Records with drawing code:
+++

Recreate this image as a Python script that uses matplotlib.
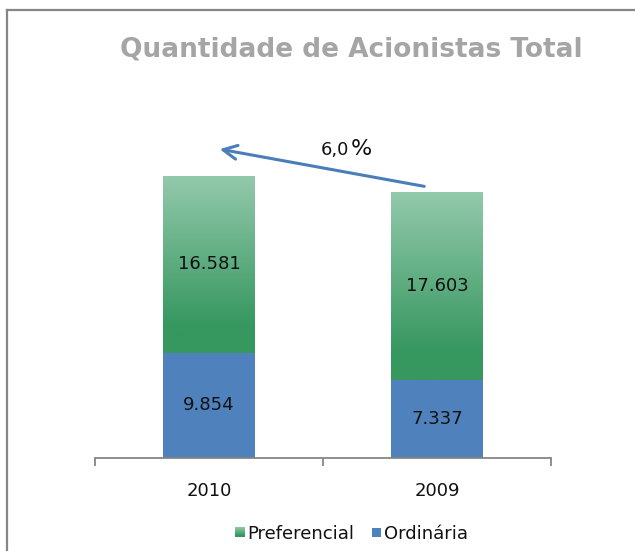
import matplotlib
matplotlib.use("Agg")
import matplotlib.pyplot as plt
import numpy as np
from matplotlib.lines import Line2D
from matplotlib.colors import LinearSegmentedColormap
from matplotlib.patches import Rectangle
from matplotlib.legend_handler import HandlerBase
from matplotlib.transforms import offset_copy

categories = ["2010", "2009"]
ordinaria = [9854, 7337]
preferencial = [16581, 17603]
variation_number = "6,0"
variation_sign = "%"
title = "Quantidade de Acionistas Total"

W, H = 635, 551
fig = plt.figure(figsize=(W / 100, H / 100), dpi=100)
plt.rcParams['font.family'] = ['DejaVu Sans']

ax = fig.add_axes([95 / W, (H - 458) / H, (551 - 95) / W, 320 / H])
x = np.arange(len(categories))
bw = 0.4
blue = "#4f81bd"
green_cmap = LinearSegmentedColormap.from_list(
    "g", [(0, "#93c9ac"), (0.85, "#36975f"), (1.0, "#36975f")])

bars_o = ax.bar(x, ordinaria, bw, color=blue, zorder=2)
bars_p = ax.bar(x, preferencial, bw, bottom=ordinaria, color="none", zorder=2)
grad = np.linspace(0, 1, 256).reshape(-1, 1)
for b in bars_p:
    x0, y0 = b.get_x(), b.get_y()
    w, h = b.get_width(), b.get_height()
    ax.imshow(grad, cmap=green_cmap, aspect="auto", origin="upper",
              extent=[x0, x0 + w, y0, y0 + h], zorder=2)

for i in range(len(categories)):
    ax.text(x[i], ordinaria[i] / 2, f"{ordinaria[i]:,}".replace(",", "."),
            ha="center", va="center", fontsize=13, color="#111111", zorder=3)
    ax.text(x[i], ordinaria[i] + preferencial[i] / 2,
            f"{preferencial[i]:,}".replace(",", "."),
            ha="center", va="center", fontsize=13, color="#111111", zorder=3)

ax.set_xlim(-0.5, 1.5)
ax.set_ylim(0, 30000)
for s in ["top", "right", "left"]:
    ax.spines[s].set_visible(False)
ax.spines["bottom"].set_color("#868686")
ax.spines["bottom"].set_linewidth(1.3)
ax.set_yticks([])
ax.set_xticks(x)
ax.set_xticklabels(categories, fontsize=13, color="#111111")
ax.tick_params(axis="x", which="major", length=0, pad=17)
ax.set_xticks([-0.5, 0.5, 1.5], minor=True)
ax.tick_params(axis="x", which="minor", length=6, width=1.3, color="#868686")

# Arrow
ax.annotate("", xy=(0.035, 29000), xytext=(0.956, 25420),
            arrowprops=dict(arrowstyle="->,head_length=1.0,head_width=0.5",
                            color="#4a7ebb", lw=2.2), zorder=4)
ax.text(0.615, 28450, variation_number, ha="right", va="baseline",
        fontsize=13, color="#111111")
ax.text(0.615, 28450, variation_sign, ha="left", va="baseline",
        fontsize=16, color="#111111",
        transform=offset_copy(ax.transData, fig=fig, x=1, y=0, units="points"))

fig.text(351 / W, 1 - 50 / H, title, ha="center", va="center",
         fontsize=19, fontweight="bold", color="#a5a5a5")

# Legend
class GradHandler(HandlerBase):
    def create_artists(self, legend, orig, xd, yd, width, height, fontsize, trans):
        from matplotlib.image import BboxImage
        from matplotlib.transforms import Bbox, TransformedBbox
        s = height * 0.72
        x0 = xd + width - s
        y0 = yd + (height - s) / 2
        bb = TransformedBbox(Bbox.from_bounds(x0, y0, s, s), trans)
        im = BboxImage(bb, cmap=green_cmap, interpolation="bilinear")
        im.set_data(grad)
        return [im]

class SqHandler(HandlerBase):
    def create_artists(self, legend, orig, xd, yd, width, height, fontsize, trans):
        s = height * 0.72
        r = Rectangle((xd + width - s, yd + (height - s) / 2), s, s,
                      facecolor=blue, transform=trans)
        return [r]

h1 = Rectangle((0, 0), 1, 1)
h2 = Line2D([], [])
fig.legend([h1, h2], ["Preferencial", "Ordinária"],
           handler_map={h1: GradHandler(), h2: SqHandler()},
           loc="center", bbox_to_anchor=(350 / W, 1 - 534 / H), ncol=2,
           frameon=False, fontsize=13, handlelength=0.7, handletextpad=0.15,
           columnspacing=0.8, labelcolor="#111111")

# Frame
fig.add_artist(Line2D([7 / W, 7 / W], [0, 1 - 10 / H], transform=fig.transFigure,
                      color="#868686", lw=1.6))
fig.add_artist(Line2D([7 / W, 1], [1 - 10 / H, 1 - 10 / H], transform=fig.transFigure,
                      color="#868686", lw=1.6))

fig.savefig("out.png", dpi=100, facecolor="white")
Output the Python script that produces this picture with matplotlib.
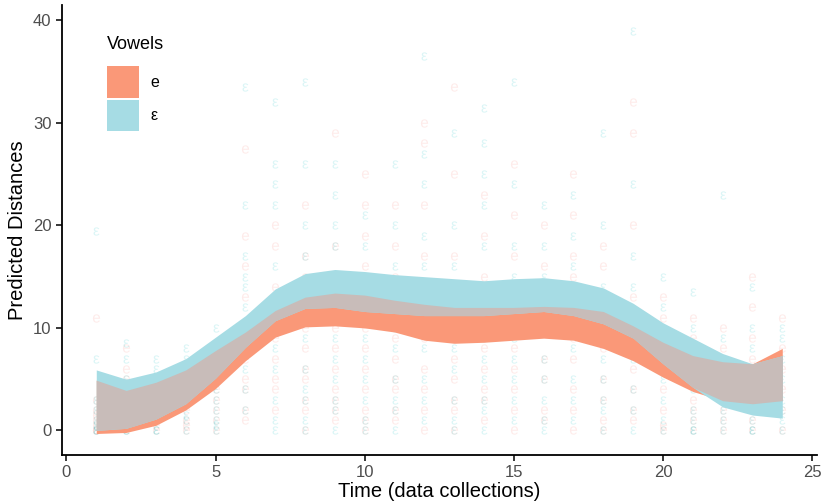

+++

OBJECTIVE> From the listing above, copy every line that includes the word "this".

THE RESPONSE>
Recreate this image as a Python script that uses matplotlib.
Output the Python script that produces this picture with matplotlib.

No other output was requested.